A data é lembrada por auxiliares do Planalto como a virada do presidente, que estava desacreditado quando o então procurador-geral, Rodrigo Janot –inimigo declarado do governo–, convocou uma entrevista coletiva para dizer que poderia rever a delação dos executivos da JBS.

O motivo: suspeita de omissão de informações e de que o ex-procurador Marcelo Miller, um de seus principais assessores, atuara de forma ilegal para fechar o acordo.

Era mais um suspiro para Temer. Possivelmente, o maior deles. Antes de assistir à derrota do procurador, o presidente havia conseguido recuperar algum capital político ao apostar no espírito de corpo dos parlamentares para barrar as denúncias contra ele na Câmara. Dizia que a Lava Jato queria dizimar a classe política —e o discurso colou.

Com medo de serem os próximos, deputados e senadores decidiram ajudá-lo a enterrar as acusações e, de quebra, articular um bloco de centro-direita para apoiar um candidato em 2018.

Temer ainda se coloca como um "player" nas eleições. Acredita ter recuperado força, amparado por inúmeras concessões de cargos e emendas. Não conseguiu, entretanto, amealhar os 308 votos para a nova Previdência.

A dimensão do poder de Temer ao fim deste ano é uma incógnita. Não renunciou, também não foi apeado do cargo, mas continua com baixíssima popularidade –5% de ótimo/bom pelo Datafolha– e é cedo para calcular sua força na disputa eleitoral.

Para ministros do núcleo político, essa avaliação só será retomada em fevereiro.
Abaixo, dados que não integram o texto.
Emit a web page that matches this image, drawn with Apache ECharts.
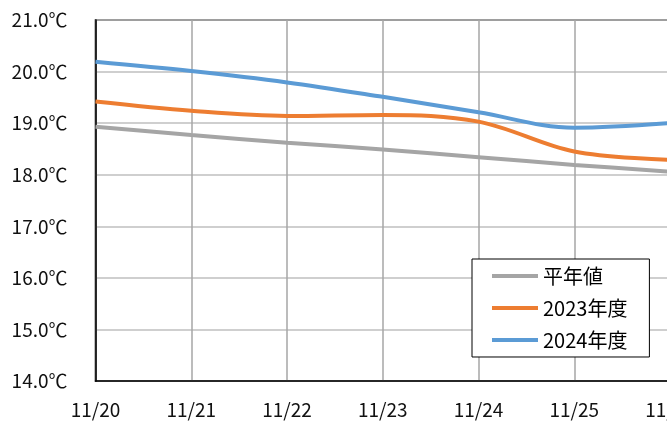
<!DOCTYPE html>
<html>
<head>
<meta charset="utf-8">
<script src="https://cdn.jsdelivr.net/npm/echarts@6/dist/echarts.min.js"></script>
<style>html,body{margin:0;padding:0;background:#fff;}#c{width:667px;height:422px;}</style>
</head>
<body>
<div id="c"></div>
<script>
const categories = ['11/20','11/21','11/22','11/23','11/24','11/25','11/26'];
const normalValues = [18.93, 18.77, 18.62, 18.49, 18.34, 18.19, 18.06];
const values2023 = [19.42, 19.24, 19.14, 19.16, 19.03, 18.45, 18.29];
const values2024 = [20.19, 20.01, 19.79, 19.51, 19.21, 18.91, 19.00];
const seriesNames = ['平年値', '2023年度', '2024年度'];
const yTicks = {min: 14, max: 21, interval: 1};

const FONT = '"Noto Sans CJK JP", "DejaVu Sans", sans-serif';
const chart = echarts.init(document.getElementById('c'));
chart.setOption({
  animation: false,
  backgroundColor: '#fff',
  grid: {left: 95.5, top: 20, width: 574.5, height: 361, outerBoundsMode: 'none', containLabel: false, show: true, borderColor: '#000', borderWidth: 1.5, backgroundColor: 'transparent'},
  xAxis: {
    type: 'category', data: categories, boundaryGap: false,
    axisLine: {lineStyle: {color: '#000', width: 1.5}},
    axisTick: {show: false},
    axisLabel: {color: '#111', fontFamily: FONT, fontSize: 19, margin: 19, showMaxLabel: true},
    splitLine: {show: true, lineStyle: {color: '#A6A6A6', width: 1.5}}
  },
  yAxis: {
    type: 'value', min: yTicks.min, max: yTicks.max, interval: yTicks.interval,
    axisLine: {show: true, lineStyle: {color: '#000', width: 1.5}},
    axisTick: {show: false},
    axisLabel: {color: '#111', fontFamily: FONT, fontSize: 19, margin: 28, formatter: v => v.toFixed(1) + '℃'},
    splitLine: {show: true, lineStyle: {color: '#BFBFBF', width: 1.5}}
  },
  legend: {
    orient: 'vertical', left: 472, top: 259,
    backgroundColor: '#fff', borderColor: '#000', borderWidth: 1,
    padding: [7, 22, 7, 20], itemGap: 12, itemWidth: 46, itemHeight: 4, icon: 'rect',
    textStyle: {color: '#000', fontFamily: FONT, fontSize: 20, width: 86, overflow: 'none'},
    data: seriesNames
  },
  series: [
    {name: seriesNames[0], type: 'line', data: normalValues, smooth: 0.35, symbol: 'none', lineStyle: {color: '#A5A5A5', width: 4}, itemStyle: {color: '#A5A5A5'}},
    {name: seriesNames[1], type: 'line', data: values2023, smooth: 0.35, symbol: 'none', lineStyle: {color: '#ED7D31', width: 4}, itemStyle: {color: '#ED7D31'}},
    {name: seriesNames[2], type: 'line', data: values2024, smooth: 0.35, symbol: 'none', lineStyle: {color: '#5B9BD5', width: 4}, itemStyle: {color: '#5B9BD5'}}
  ]
});
</script>
</body>
</html>
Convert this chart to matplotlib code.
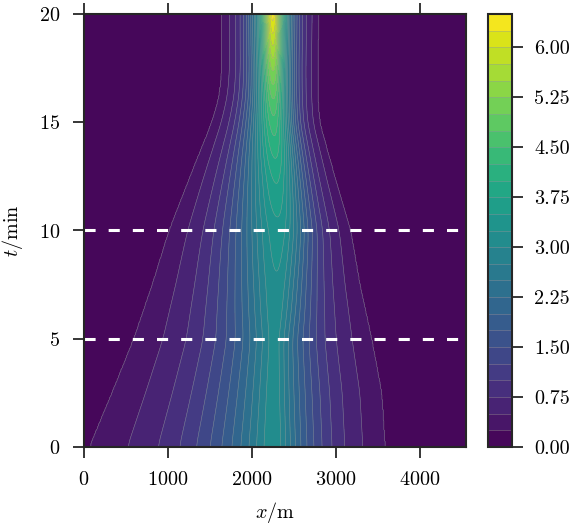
import numpy as np
import matplotlib.pyplot as plt

plt.rcParams['font.family'] = 'serif'
plt.rcParams['font.serif'] = ['cmr10']
plt.rcParams['mathtext.fontset'] = 'cm'
plt.rcParams['axes.unicode_minus'] = False
plt.rcParams['axes.formatter.use_mathtext'] = True
plt.rcParams['lines.scale_dashes'] = False

# values, one per time row
t_rows = [0, 2.5, 5, 7.5, 10, 12.5, 15, 16.25, 17.5, 20]             # min
left_front = [60, 330, 590, 810, 1010, 1260, 1520, 1610, 1640, 1640]  # m
right_front = [3590, 3550, 3430, 3290, 3180, 2990, 2810, 2790, 2790, 2800]
peak_x = [2260, 2260, 2270, 2290, 2310, 2290, 2260, 2255, 2250, 2250]
peak_value = [3.2, 3.15, 3.1, 3.2, 3.4, 3.8, 4.4, 4.8, 5.3, 6.4]
core_width = [90, 80, 80, 200, 300, 250, 170, 130, 100, 60]
front_value = 0.3

levels = np.arange(0, 6.75, 0.25)
cbar_ticks = [0.0, 0.75, 1.5, 2.25, 3.0, 3.75, 4.5, 5.25, 6.0]
x_ticks = [0, 1000, 2000, 3000, 4000]
t_ticks = [0, 5, 10, 15, 20]
dashed_t = [5, 10]

# build the field from the row parameters
x = np.linspace(0, 4550, 600)
t = np.linspace(0, 20, 400)


def row(vals):
    v = np.interp(t, t_rows, vals)
    k = np.ones(21) / 21
    v = np.convolve(np.pad(v, 10, mode='edge'), k, mode='valid')
    return v[:, None]


xl, xr, xc, A, w = (row(v) for v in (left_front, right_front, peak_x, peak_value, core_width))
X = x[None, :]
span = np.log(A / front_value)
Ll = (np.sqrt((xc - xl) ** 2 + w ** 2) - w) / span
Lr = (np.sqrt((xr - xc) ** 2 + w ** 2) - w) / span
d = np.sqrt((X - xc) ** 2 + w ** 2) - w
Z = A * np.exp(-d / np.where(X < xc, Ll, Lr))
Z = np.where((X < xl) | (X > xr), 0.0, Z)

fig = plt.figure(figsize=(5.82, 5.30), dpi=100)
ax = fig.add_axes([84 / 582, 83 / 530, 382 / 582, 433 / 530])
cax = fig.add_axes([488 / 582, 83 / 530, 24 / 582, 433 / 530])

cs = ax.contourf(x, t, Z, levels=levels, cmap='viridis')
cl = ax.contour(x, t, Z, levels=levels[1:], colors='0.6', linewidths=0.4, alpha=0.7)
for yy in dashed_t:
    ax.axhline(yy, color='white', lw=2.2, dashes=(8, 9.4))

ax.set_xlim(0, 4550)
ax.set_ylim(0, 20)
ax.set_xticks(x_ticks)
ax.set_yticks(t_ticks)
ax.set_xlabel(r'$x/\mathrm{m}$', fontsize=14.5, labelpad=8)
ax.set_ylabel(r'$t/\mathrm{min}$', fontsize=14.5, labelpad=10)
ax.tick_params(axis='both', direction='out', length=8, width=1.3, color='#262626',
               labelsize=14.5, pad=9, top=True, labeltop=False)
for s in ax.spines.values():
    s.set_linewidth(1.5)
    s.set_color('#262626')

cbar = fig.colorbar(cs, cax=cax, ticks=cbar_ticks, format='%.2f')
cbar.add_lines(cl)
cbar.outline.set_linewidth(1.5)
cbar.outline.set_edgecolor('#262626')
cax.tick_params(direction='out', length=8, width=1.3, color='#262626', labelsize=14.5, pad=8)

fig.savefig('out.png', dpi=100)
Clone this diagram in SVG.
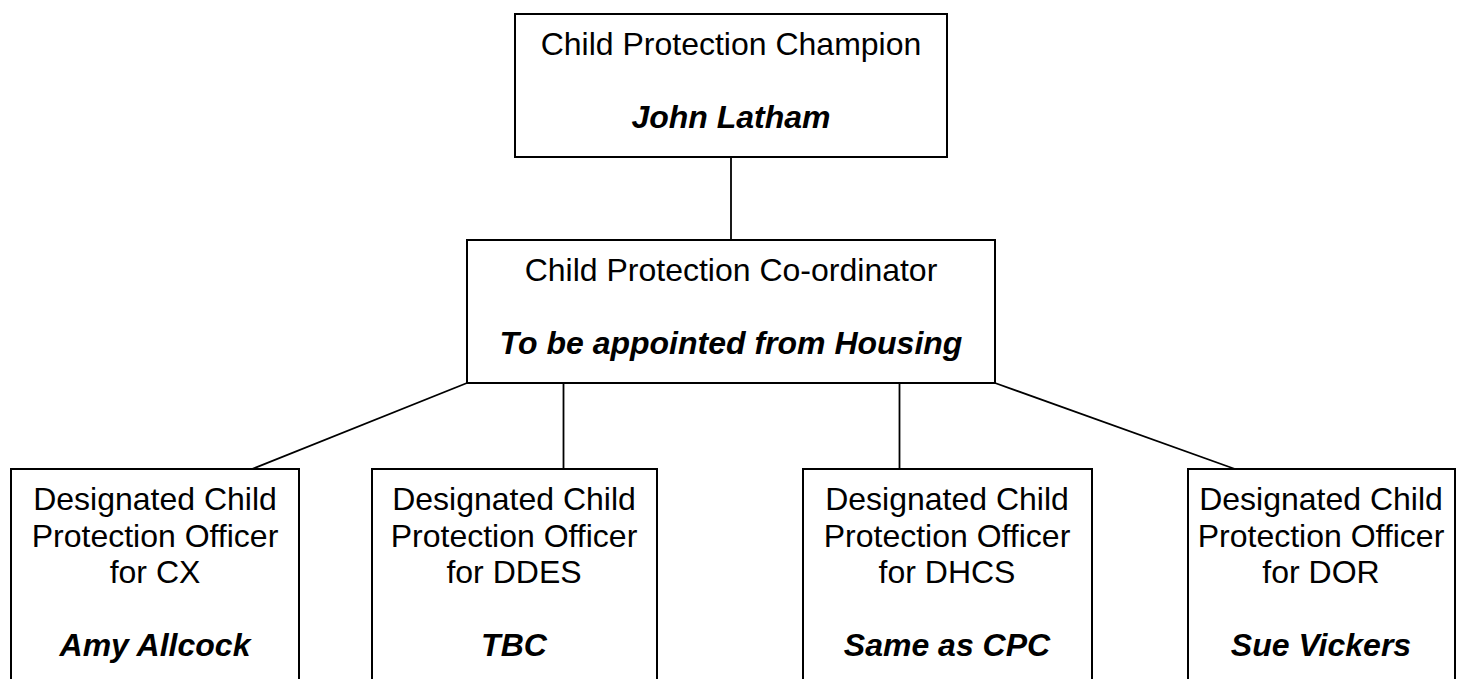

Agora, dizem, Temer dá mais um suspiro antes de enfrentar a travessia até o fim do mandato, seja como protagonista das eleições, como fiador de um palanque forte ou até em estado de inércia.

"Quase não dá para acreditar que sobrevivemos a tudo isso", disse o presidente em conversa recente com auxiliares, segundo relatos. Um desabafo subjetivo. O resumo mais pragmático fica por conta de Moreira Franco: "2017 é o ano do 'ufa'. E nós só queremos que ele termine".